Because sports have mostly served as test labs for whom society at-large is begrudgingly willing to accept — non-whites, women, the LGBT community — there has always been a demand for the participants to make statements in solidarity with whichever side of history a group chooses to be on. The “stick to sports” crowd bellows because for a moment, these athletes won’t shut up and play on demand like dummies for ventriloquists. The “athletes don’t take a stand anymore” crowd screams at someone with a growing profile because (s)he might actually consider some inhibitor to speaking out other than Q scores and endorsement potential. The aggrieved range between asking for saviors, begging for martyrs or just praying nothing goes wrong. The offended want to spite the nose in order to save the alleged beauty of the face.

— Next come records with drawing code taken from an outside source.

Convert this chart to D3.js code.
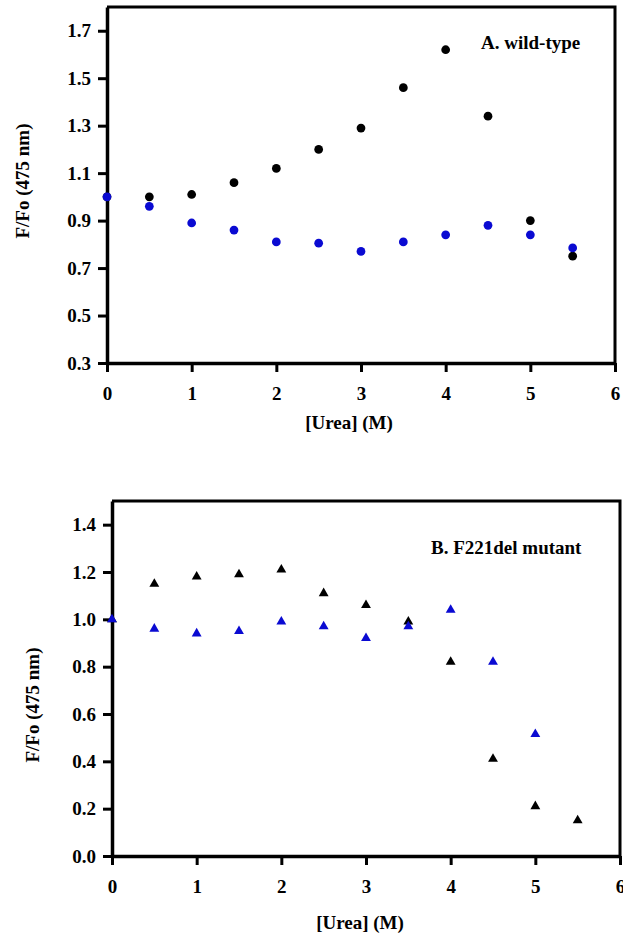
<!DOCTYPE html>
<html>
<head>
<meta charset="utf-8">
<script src="https://cdn.jsdelivr.net/npm/d3@7"></script>
<style>
  body { margin: 0; background: #fff; }
  svg text { font-family: "Liberation Serif", "Times New Roman", serif; font-weight: bold; }
</style>
</head>
<body>
<div id="mainContainer"></div>
<script>
// urea concentrations (M)
const urea = [0, 0.5, 1, 1.5, 2, 2.5, 3, 3.5, 4, 4.5, 5, 5.5];

// panel A, wild-type
const wtBlack = [1.00, 1.00, 1.01, 1.06, 1.12, 1.20, 1.29, 1.46, 1.62, 1.34, 0.90, 0.75];
const wtBlue = [1.00, 0.96, 0.89, 0.86, 0.81, 0.805, 0.77, 0.81, 0.84, 0.88, 0.84, 0.785];

// panel B, F221del mutant
const mutBlack = [1.00, 1.15, 1.18, 1.19, 1.21, 1.11, 1.06, 0.99, 0.82, 0.41, 0.21, 0.15];
const mutBlue = [1.00, 0.96, 0.94, 0.95, 0.99, 0.97, 0.92, 0.97, 1.04, 0.82, 0.515, null];

const xTicks = [0, 1, 2, 3, 4, 5, 6];
const yTicksA = [0.3, 0.5, 0.7, 0.9, 1.1, 1.3, 1.5, 1.7];
const yTicksB = [0, 0.2, 0.4, 0.6, 0.8, 1.0, 1.2, 1.4];

const width = 623;
const height = 934;
const blue = '#0a0ad2';

const svg = d3.select('#mainContainer')
  .append('svg')
  .attr('width', width)
  .attr('height', height);

function panel(cfg) {
  const x = d3.scaleLinear().domain([0, 6]).range([cfg.left, cfg.right]);
  const y = d3.scaleLinear().domain(cfg.yDomain).range([cfg.bottom, cfg.top]);
  const g = svg.append('g');

  // frame (top + right)
  g.append('path')
    .attr('d', `M${cfg.left},${cfg.top}H${cfg.right}V${cfg.bottom}`)
    .attr('fill', 'none')
    .attr('stroke', '#000')
    .attr('stroke-width', 3);

  // x axis
  const xa = g.append('g')
    .attr('transform', `translate(0,${cfg.bottom})`)
    .call(d3.axisBottom(x).tickValues(xTicks).tickFormat(d3.format('d')).tickSize(9).tickPadding(15).tickSizeOuter(0));
  // y axis
  const ya = g.append('g')
    .attr('transform', `translate(${cfg.left},0)`)
    .call(d3.axisLeft(y).tickValues(cfg.yTicks).tickFormat(d3.format('.1f')).tickSize(9).tickPadding(7).tickSizeOuter(0));

  [xa, ya].forEach(a => {
    a.select('.domain').attr('stroke-width', 3.5);
    a.selectAll('.tick line').attr('stroke-width', 3);
    a.selectAll('.tick text').attr('font-size', '19px').attr('fill', '#000');
  });

  const sym = d3.symbol().type(cfg.shape).size(cfg.size);
  [[cfg.black, '#000'], [cfg.blue, blue]].forEach(([vals, col]) => {
    g.append('g')
      .attr('fill', col)
      .selectAll('path')
      .data(urea.map((u, i) => ({ u, v: vals[i] })).filter(d => d.v != null))
      .join('path')
      .attr('d', sym)
      .attr('transform', d => `translate(${x(d.u)},${y(d.v)})`);
  });

  g.append('text')
    .attr('x', cfg.labelX).attr('y', cfg.labelY)
    .attr('font-size', '19px')
    .text(cfg.label);

  g.append('text')
    .attr('x', cfg.xTitleX).attr('y', cfg.xTitleY)
    .attr('text-anchor', 'middle')
    .attr('font-size', '19px')
    .text('[Urea] (M)');

  g.append('text')
    .attr('transform', `translate(${cfg.yTitleX},${cfg.yTitleY}) rotate(-90)`)
    .attr('text-anchor', 'middle')
    .attr('font-size', '19px')
    .text('F/Fo (475 nm)');
}

panel({
  left: 107, right: 615, top: 7, bottom: 363,
  yDomain: [0.3, 1.8], yTicks: yTicksA,
  black: wtBlack, blue: wtBlue,
  shape: d3.symbolCircle, size: 60,
  label: 'A. wild-type', labelX: 481, labelY: 49,
  xTitleX: 349, xTitleY: 429,
  yTitleX: 29, yTitleY: 181
});

panel({
  left: 112, right: 620, top: 501, bottom: 856,
  yDomain: [0, 1.5], yTicks: yTicksB,
  black: mutBlack, blue: mutBlue,
  shape: d3.symbolTriangle, size: 42,
  label: 'B. F221del mutant', labelX: 431, labelY: 554,
  xTitleX: 360, xTitleY: 929,
  yTitleX: 39, yTitleY: 705
});
</script>
</body>
</html>
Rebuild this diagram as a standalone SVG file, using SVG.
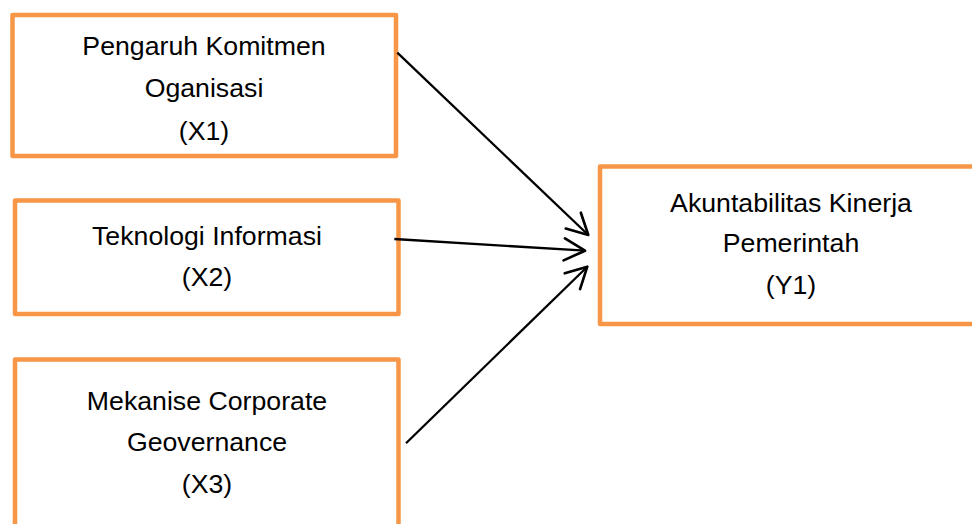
<svg xmlns="http://www.w3.org/2000/svg" width="972" height="524" viewBox="0 0 972 524">
<defs>
<style>
.box{fill:#FFFFFF;stroke:#F79646;stroke-width:4.5;stroke-linejoin:round}
.t{font-family:"Liberation Sans",Arial,sans-serif;font-size:26.7px;fill:#000000;text-anchor:middle}
.c{stroke:#000000;stroke-width:2.3;fill:none}
</style>
<marker id="ah" markerUnits="userSpaceOnUse" markerWidth="30" markerHeight="30" viewBox="-22 -13 26 26" refX="0" refY="0" orient="auto">
<path d="M -18 -9.5 L 0 0 L -18 9.5" fill="none" stroke="#000000" stroke-width="2.3" stroke-linecap="round" stroke-linejoin="round"/>
</marker>
</defs>
<rect width="972" height="524" fill="#FFFFFF"/>
<g id="x1">
<rect class="box" x="12.5" y="15" width="383.5" height="141"/>
<text class="t" x="204" y="55">Pengaruh Komitmen</text>
<text class="t" x="204" y="97">Oganisasi</text>
<text class="t" x="204" y="140">(X1)</text>
</g>
<g id="x2">
<rect class="box" x="15" y="200.5" width="383.5" height="113.5"/>
<text class="t" x="207" y="245">Teknologi Informasi</text>
<text class="t" x="207" y="286">(X2)</text>
</g>
<g id="x3">
<rect class="box" x="15" y="359.5" width="383.5" height="200"/>
<text class="t" x="207" y="410">Mekanise Corporate</text>
<text class="t" x="207" y="451">Geovernance</text>
<text class="t" x="207" y="493">(X3)</text>
</g>
<g id="y1">
<rect class="box" x="600" y="166.5" width="400" height="157.5"/>
<text class="t" x="791" y="212">Akuntabilitas Kinerja</text>
<text class="t" x="791" y="252">Pemerintah</text>
<text class="t" x="791" y="294">(Y1)</text>
</g>
<g id="connectors">
<line class="c" x1="397.3" y1="52.7" x2="588.3" y2="235" marker-end="url(#ah)"/>
<line class="c" x1="394.3" y1="239" x2="585" y2="250.7" marker-end="url(#ah)"/>
<line class="c" x1="406" y1="443.3" x2="587.3" y2="266.7" marker-end="url(#ah)"/>
</g>
</svg>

These sports figures come from the same communities we do, whether in relative affluence, middling standards of living or sheer struggle. Their degrees of fame may change their beliefs on how the world works, but regardless of their prominence in public, they are not all that removed from the dark realities of a turbulent society. In the recent decisions handed down in Staten Island and Ferguson (with more on the way), black and brown athletes are feeling something. Whatever that something is tends to be shaped by where they grew up, where they are today and where they will be when their sports careers are over.

And those of us in sports media feel something, too.

Some of you reading this right now may want us to “stick to sports” on this site, and we will because sports are the greatest social currency we have. Yet, social strife sure as hell doesn’t wait for convenient times to get our attention. Sticking to traditional analysis, hot takes and takes on the hot takes has to be sidelined when we are all feeling … something. Maybe we feel like screaming, or maybe we want to write. Maybe we want to hurl a rock, or maybe we just want to cry.

Yet, no matter what any of us feel, maybe we can all be activists from this day forward.